Landmark confirmed a report in Thursday’s New York Times that stated the company was possibly seeking a buyer for The Weather Channel as well as its newspaper and television station assets.

Landmark has hired investment banker JP Morgan Chase to advise it on The Weather Channel sale. Lehman Bros. is advising Landmark on the sale of its other media properties, including newspapers The Virginia Pilot in Norfolk, The News & Record in Greensboro, N.C., The Roanoke Times in Roanoke, Va.; 50 other small community newspapers and a handful of television stations.

Landmark president and chief operating officer Decker Anstrom said in an interview that the company is in the early stages of its strategic evaluation and that it may decide not to sell any assets at all. But he added that Landmark believed it was a good time as an independent, family-owned media company to evaluate its options.

While he would not disclose financial figures, Anstrom said that The Weather Channel is on track to report double-digit profit growth in 2008 and beyond. Coupled with its strong brand, a growing Internet web site (weather.com) that consistently ranks in the top 15 in terms of traffic, and its strong management team, now was as good a time as any to test the waters.

 “It’s only logical for an independent company, given all that good news to explore what the marketplace may have to say,” Anstrom said.

According to the Times, media giants like News Corp., NBC Universal and Comcast have all expressed interest in the channel. Anstrom would not speculate as to what price the network might attract. The Times said that it could be as high as $5 billion.

“In general, I would always say on valuation that more is better,” Anstrom joked.

Landmark is owned by the Batten family, which bought its first newspaper in the 1900s. In 1982 Landmark launched The Weather Channel, which has since grown to 96 million homes. According to the Times, several media giants have expressed interest in the channel, including NBC Universal, Comcast and News Corp.

If The Weather Channel sold for $5 billion it would make the sale one of the biggest in recent years.
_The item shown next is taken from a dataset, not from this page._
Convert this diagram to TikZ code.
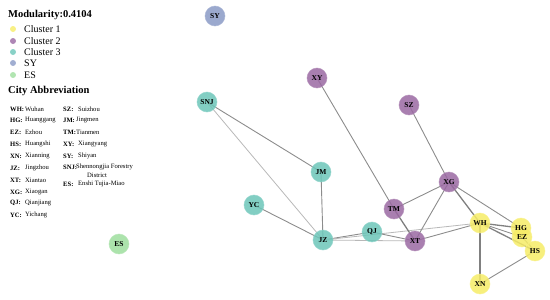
\documentclass[tikz,border=0pt]{standalone}
\usepackage{fontspec}
\setmainfont{Liberation Serif}
\pgfdeclarelayer{bg}\pgfdeclarelayer{fl}\pgfsetlayers{bg,fl,main}
\begin{document}
\begin{tikzpicture}[x=1pt,y=-1pt,
  cityn/.style={circle,minimum size=20pt,inner sep=0pt,font=\fontsize{7.5}{8}\selectfont\bfseries},
  ethick/.style={draw=black!50,line width=1.3pt},
  emed/.style={draw=black!45,line width=0.9pt},
  elight/.style={draw=black!28,line width=0.8pt},
  legdot/.style={circle,inner sep=0pt,minimum size=6pt,fill opacity=0.8},
  legtxt/.style={anchor=west,inner sep=0pt,font=\fontsize{10}{11}\selectfont},
  abc/.style={anchor=west,inner sep=0pt,font=\fontsize{6.6}{7}\selectfont},
  hd/.style={anchor=west,inner sep=0pt,font=\fontsize{10.5}{12}\selectfont\bfseries}
]
\definecolor{cyel}{HTML}{F6EC66}
\definecolor{cpur}{HTML}{9A68A2}
\definecolor{ctea}{HTML}{6CC6B9}
\definecolor{csyc}{HTML}{8A9AC6}
\definecolor{cesc}{HTML}{9EDE9E}
\useasboundingbox (0,0) rectangle (550,300);

% nodes (labels on main layer)
\node[cityn] (SY) at (215,16) {SY};
\node[cityn] (XY) at (317,78) {XY};
\node[cityn] (SNJ) at (207,102) {SNJ};
\node[cityn] (SZ) at (409,105) {SZ};
\node[cityn] (JM) at (321,172) {JM};
\node[cityn] (YC) at (254,205) {YC};
\node[cityn] (JZ) at (323,240) {JZ};
\node[cityn] (QJ) at (372,232) {QJ};
\node[cityn] (TM) at (394,209) {TM};
\node[cityn] (XT) at (415,241) {XT};
\node[cityn] (XG) at (449,182) {XG};
\node[cityn] (WH) at (480,223) {WH};
\node[cityn] (HG) at (521,228) {HG};
\node[cityn] (EZ) at (522,237) {EZ};
\node[cityn] (HS) at (535,251) {HS};
\node[cityn] (XN) at (480,284) {XN};
\node[cityn] (ES) at (119,244) {ES};

% node fills
\begin{pgfonlayer}{fl}
\foreach \n/\c in {SY/csyc,XY/cpur,SNJ/ctea,SZ/cpur,JM/ctea,YC/ctea,JZ/ctea,QJ/ctea,TM/cpur,XT/cpur,XG/cpur,WH/cyel,HG/cyel,EZ/cyel,HS/cyel,XN/cyel,ES/cesc}
  \filldraw[fill=\c,draw=\c!75!white,fill opacity=0.85,draw opacity=0.7,line width=0.6pt] (\n.center) circle (10pt);
\end{pgfonlayer}

% edges (behind nodes)
\begin{pgfonlayer}{bg}
\draw[elight] (SNJ.center) -- (JZ.center);
\draw[emed] (SNJ.center) -- (JM.center);
\draw[emed] (XY.center) -- (TM.center);
\draw[emed] (SZ.center) -- (XG.center);
\draw[emed] (JM.center) -- (JZ.center);
\draw[emed] (YC.center) -- (JZ.center);
\draw[emed] (JZ.center) -- (QJ.center);
\draw[elight] (JZ.center) -- (XT.center);
\draw[elight] (JZ.center) -- (WH.center);
\draw[emed] (QJ.center) -- (XT.center);
\draw[ethick] (TM.center) -- (XT.center);
\draw[emed] (TM.center) -- (XG.center);
\draw[emed] (XG.center) -- (XT.center);
\draw[ethick] (XG.center) -- (WH.center);
\draw[emed] (XG.center) -- (HG.center);
\draw[emed] (XT.center) -- (WH.center);
\draw[ethick] (WH.center) -- (HG.center);
\draw[emed] (WH.center) -- (EZ.center);
\draw[ethick] (WH.center) -- (HS.center);
\draw[ethick] (WH.center) -- (XN.center);
\draw[emed] (XN.center) -- (HS.center);
\draw[emed] (EZ.center) -- (HS.center);
\end{pgfonlayer}

% legend
\node[hd] (mod) at (8,15) {Modularity:0.4104};
\node[legdot,fill=cyel] (d1) at (13,29) {};
\node[legtxt] (l1) at (24,29) {Cluster 1};
\node[legdot,fill=cpur] (d2) at (13,41) {};
\node[legtxt] (l2) at (24,41) {Cluster 2};
\node[legdot,fill=ctea] (d3) at (13,52) {};
\node[legtxt] (l3) at (24,52) {Cluster 3};
\node[legdot,fill=csyc] (d4) at (13,63) {};
\node[legtxt] (l4) at (24,63) {SY};
\node[legdot,fill=cesc] (d5) at (13,75) {};
\node[legtxt] (l5) at (24,75) {ES};
\node[hd] (ca) at (8,91) {City Abbreviation};

\node[abc] (a1) at (10,109) {\textbf{WH:}};\node[abc] (b1) at (25,109) {Wuhan};
\node[abc] (a2) at (10,120) {\textbf{HG:}};\node[abc] (b2) at (25,120) {Huanggang};
\node[abc] (a3) at (10,132) {\textbf{EZ:}};\node[abc] (b3) at (25,132) {Ezhou};
\node[abc] (a4) at (10,144) {\textbf{HS:}};\node[abc] (b4) at (25,144) {Huangshi};
\node[abc] (a5) at (10,156) {\textbf{XN:}};\node[abc] (b5) at (25,156) {Xianning};
\node[abc] (a6) at (10,168) {\textbf{JZ:}};\node[abc] (b6) at (25,168) {Jingzhou};
\node[abc] (a7) at (10,180) {\textbf{XT:}};\node[abc] (b7) at (25,180) {Xiantao};
\node[abc] (a8) at (10,192) {\textbf{XG:}};\node[abc] (b8) at (25,192) {Xiaogan};
\node[abc] (a9) at (10,203) {\textbf{QJ:}};\node[abc] (b9) at (25,203) {Qianjiang};
\node[abc] (a10) at (10,215) {\textbf{YC:}};\node[abc] (b10) at (25,215) {Yichang};

\node[abc] (c1) at (63,109) {\textbf{SZ:}};\node[abc] (e1) at (78,109) {Suizhou};
\node[abc] (c2) at (63,120) {\textbf{JM:}};\node[abc] (e2) at (76,120) {Jingmen};
\node[abc] (c3) at (63,132) {\textbf{TM:}};\node[abc] (e3) at (76,132) {Tianmen};
\node[abc] (c4) at (63,144) {\textbf{XY:}};\node[abc] (e4) at (78,144) {Xiangyang};
\node[abc] (c5) at (63,156) {\textbf{SY:}};\node[abc] (e5) at (78,156) {Shiyan};
\node[abc] (c6) at (63,167) {\textbf{SNJ:}};\node[abc] (e6) at (76,167) {Shennongjia Forestry};
\node[abc] (e6b) at (87,175) {District};
\node[abc] (c7) at (63,184) {\textbf{ES:}};\node[abc] (e7) at (78,184) {Enshi Tujia-Miao};
\end{tikzpicture}
\end{document}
Oxygen Media, parent of the Oxygen cable network sold to NBC Universal last year for an estimated $925 million. Black Entertainment Network sold to Viacom in 2000 for $3 billion and Time Warner Inc. purchased the 50% interest in Court TV (now TruTV) that it didn’t already own for $735 million.

While fully distributed cable networks can garner attractive prices, adding to The Weather Channel’s cachet is its web site, weather.com. According to the Times and citing Nielsen/Net Ratings data, weather.com is the 18th largest media web site by traffic and had more than 32 million unique visitors in November.

Weather.com also has several partnerships with other media companies and in October struck a deal to provide weather information to MySpace. The site also has deals with Yahoo and AOL.